Да, она была права. Это больные. Мы все больные на этом свете, каждый по-своему, и не нам вмешиваться в судьбы друг друга. Я бросил на отца последний взгляд, он уже уходил в палату. Я видел только его сгорбленную спину — и вот он обернулся, словно почувствовал что-то. Застыл, как каменный, но увидел ли он меня или что другое — не знаю. Так и стоял, напряженно всматриваясь в лишь одному ему ведомую даль. А за его спиной из окна лился свет. В моем сердце было столько горечи и так душили слезы, что я почти рванул в открытую дверь.
Возвратившись домой, я бестолково слонялся по квартире, думая все время об отце. Что предпринять? В жизни у меня было лишь два человека, которым я слепо доверяя: сестра и Павел. Но сейчас мне казалось, что я сам должен принять какое-то решение. Я уже не подросток, можно обойтись без советов. И тут меня что-то толкнуло в голову, пришла такая мысль, что я поначалу ужаснулся, а потом… Потом я вошел в свою комнату, отодвинул диван от стенки и стамеской оторвал плинтус.

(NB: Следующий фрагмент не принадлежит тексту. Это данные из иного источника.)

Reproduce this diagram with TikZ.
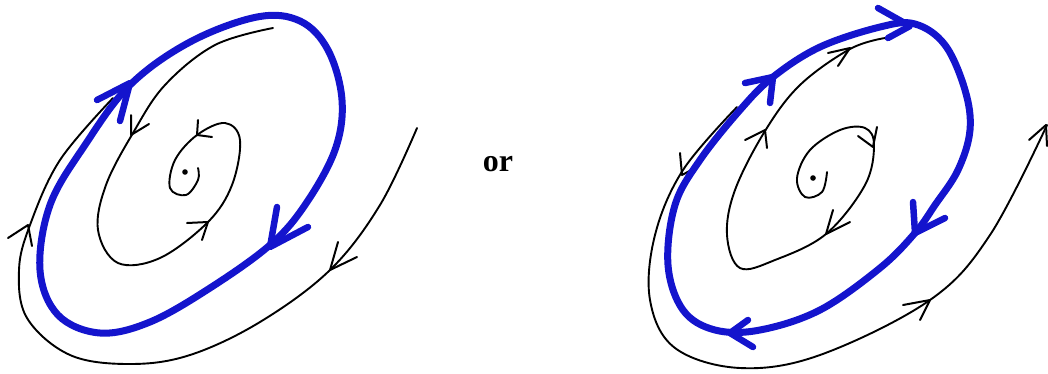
\documentclass[tikz,border=0pt]{standalone}
\usepackage{fontspec}
\setmainfont{Liberation Serif}
\definecolor{cyc}{RGB}{20,20,205}
\begin{document}
\begin{tikzpicture}[x=1pt,y=-1pt,
  traj/.style={black,line width=1.9pt,line cap=round,line join=round},
  cycle/.style={cyc,line width=7pt,line cap=round,line join=round},
  barb/.style={black,line width=2pt,line cap=round,line join=round},
  cbarb/.style={cyc,line width=6.5pt,line cap=round,line join=round}]
\useasboundingbox (0,0) rectangle (1048,373);

% ---------------- LEFT FIGURE ----------------
% outer trajectory
\draw[traj] plot[smooth,tension=0.6] coordinates {(417,128) (380,205) (330,270) (260,322) (190,355) (130,364) (70,355) (27,318) (19,270) (30,225) (60,160) (113,98)};
% inner trajectory
\draw[traj] plot[smooth,tension=0.6] coordinates {(273,28) (215,45) (165,85) (133,133) (106,185) (98,230) (118,263) (160,258) (208,222) (232,185) (240,140) (225,123) (197,135) (175,160) (170,188) (186,195) (198,180) (198,168)};
\fill (185,172) circle (2.8);
% black arrows
\draw[barb] (338,242) -- (330,270) -- (357,257);
\draw[barb] (8,238) -- (28,225) -- (32,246);
\draw[barb] (131,115) -- (131,135) -- (149,124);
\draw[barb] (187,223) -- (208,222) -- (202,240);
\draw[barb] (198,120) -- (197,135) -- (212,137);
% limit cycle
\draw[cycle] plot[smooth cycle,tension=0.6] coordinates {(257,17) (300,21) (328,50) (342,100) (335,150) (305,205) (270,245) (210,288) (150,322) (100,333) (58,315) (40,270) (50,205) (85,145) (130,85) (190,42)};
\draw[cbarb] (97,100) -- (130,83) -- (120,121);
\draw[cbarb] (277,207) -- (270,247) -- (308,227);

% ---------------- TEXT ----------------
\node[font=\fontsize{32}{32}\selectfont\bfseries,inner sep=0pt] (or) at (498,164) {or};

% ---------------- RIGHT FIGURE ----------------
% outer trajectory
\draw[traj] plot[smooth,tension=0.6] coordinates {(737,107) (683,170) (655,235) (650,300) (675,348) (740,368) (820,355) (930,300) (990,235) (1047,125)};
% inner trajectory
\draw[traj] plot[smooth,tension=0.6] coordinates {(827,172) (822,192) (805,197) (797,178) (810,150) (840,130) (865,128) (874,145) (865,185) (826,234) (775,260) (740,268) (727,235) (735,190) (765,131) (800,85) (850,49) (885,38)};
\fill (813,178) circle (2.8);
% black arrows
\draw[barb] (680,153) -- (682,175) -- (697,167);
\draw[barb] (903,305) -- (930,300) -- (920,320);
\draw[barb] (1029,140) -- (1046,125) -- (1047,146);
\draw[barb] (828,53) -- (850,48) -- (838,66);
\draw[barb] (745,140) -- (765,130) -- (767,148);
\draw[barb] (858,136) -- (873,147) -- (877,127);
\draw[barb] (833,210) -- (826,234) -- (850,222);
% limit cycle
\draw[cycle] plot[smooth cycle,tension=0.6] coordinates {(880,27) (915,24) (945,45) (965,90) (970,130) (958,170) (935,205) (915,233) (880,268) (820,310) (760,330) (715,330) (683,310) (668,265) (675,205) (700,160) (740,110) (773,77) (820,47)};
\draw[cbarb] (745,83) -- (773,77) -- (770,103);
\draw[cbarb] (878,8) -- (910,26) -- (888,38);
\draw[cbarb] (913,202) -- (915,233) -- (945,218);
\draw[cbarb] (748,320) -- (730,333) -- (753,347);
\end{tikzpicture}
\end{document}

Там была дыра, я просунул пальцы и вытащил сверток. В него был завернут наградной пистолет отца — «ТТ». Я положил его на стол и стал глядеть на вороненую сталь. О его существовании знал еще один человек — Миша Заболотный, когда-то я показывал его ему. И Мишаня обучил меня, как с ним обращаться. Где предохранитель и все прочее. Потом, правда, долго уговаривал меня продать пистолет ему. Я наотрез отказался. Теперь взял тяжелую «тетешку» в руку и прицелился в фотографию отца на стенке.
Я думал: случись подобное со мной, если я вдруг потеряю разум, то зачем жить? Буду ли я знать вообще, что живу или нет? И для чего мне такое существование? Наверное, последней моей угасающей мыслью будет та, чтобы освободиться от столь жалкого плена, выйти из этого бренного тела и обрести свободу души. И я буду молить Бога поскорее умереть. Или чтобы кто-нибудь помог мне. Это и станет спасением. Не об этом ли просил меня и кой отец? Излечение невозможно, помести его хоть в какую клинику. Те же ночные ремни к койке. Разрушение мозга необратимо, средства от болезни Альцгеймера нет. Еще немного времени, и память его будет начисто стерта. Он превратится в живой труп. Так не лучше ли… не правильнее ли будет… помочь ему?